The Unwinding: An Inner History of the New America
George Packer
Without being didactic, Packer shows how America has been hollowed out — or “unwound” — in the last couple decades. He follows three ordinary Americans as they struggle in the new, grim economic environment. He intersperses brief biographies of entertainers, writers, businesspeople, and others. He never shoves the tragedy of economic dislocation in the readers’ faces or screams “how can we let this happen?” He doesn’t have to.
Gone Girl
Gillian Flynn
A nicely-done he-said, she-said thriller. Good observations about the dynamics of marriage. I was disappointed in the ending, which essentially leaves the reader with no one to root for.
Travis McGee & Me: Reflections on the Man from Slip F-18
D.R. Martin
I’ve followed Martin’s Travis McGee blog for some time and hoped to find something new here. However, this book is just a lightly-edited compilation of his blog entries. It’s essentially a collection of plot summaries of all the Travis McGee novels, which is fine as far as that goes. People looking for a more insightful analysis of McGee will have to look elsewhere.
An Antarctic Mystery
Jules Verne
In 1897, Jules Verne published this book, which is essentially a sequel to Edgar Allan Poe’s The Narrative of Arthur Gordon Pym. So little was known about Antarctica at that time that authors like Verne and Poe felt free to write their own imaginings on the tabula rasa of the white continent. This book reads like a love letter to Poe, whom Verne clearly holds in awe. As a book, though, it’s more revealing of how Antarctica was perceived in the artistic imagination of the 19th century than anything else.

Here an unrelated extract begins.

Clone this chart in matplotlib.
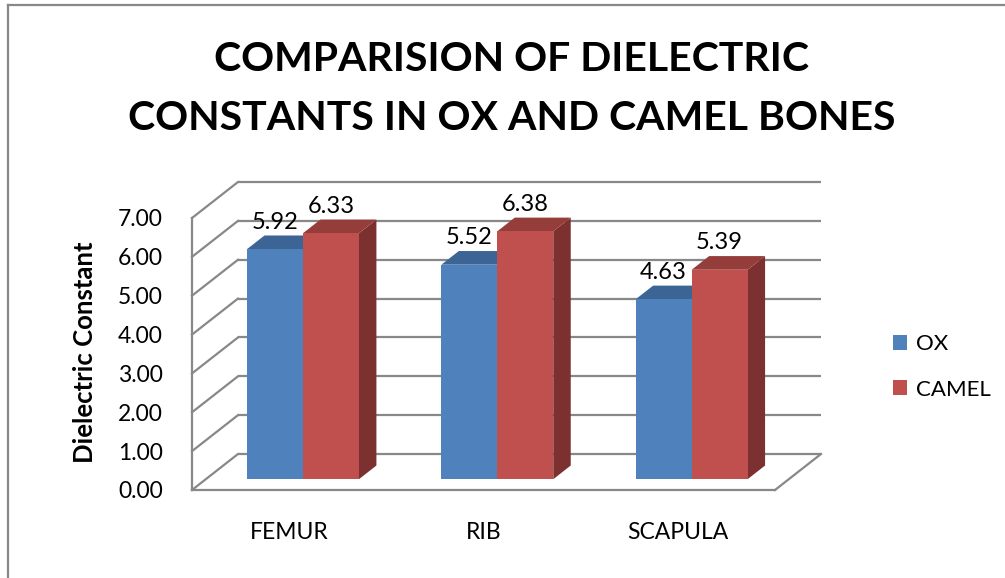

Will You Take Me As I Am: Joni Mitchell’s Blue Period
Michelle Mercer
I became obsessed with Joni Mitchell’s “Blue” album last summer when I was traveling from Asia to America to North Africa. Travel is the main theme of the album, especially the conflict between the urge to be with old friends and lovers and the urge to venture out into the new. This book explores how Mitchell came to write the songs on the album. Interesting, but not quite the in-depth textual analysis I had hoped for.
A Bullet For Cinderella
John D. MacDonald
This was one of the hard-boiled novels MacDonald turned out before he created Travis McGee. It’s interesting to hear his voice in this different context, but compared to the McGee series, it’s a journeyman effort.
Station Eleven
Emily St. John Mandel
For the first 80% of this novel, I was ready to name it as the best book I’d read all year. It seems like a response to all the apocalyptic zombie/plague movies and books this century has produced. In this book, a flu pandemic wipes out more than 99% of the human population. One band of survivors travels around the Great Lakes playing classical music and performing Shakespeare. On their caravan is printed “Because survival is not enough.” It’s a book about the urge to make art and to touch the sublime even in — or especially in — terrible times. Unfortunately, Mandel couldn’t sustain the wonder or the tension, and in the last 20% all narrative tension and even unique characterization seem to vanish.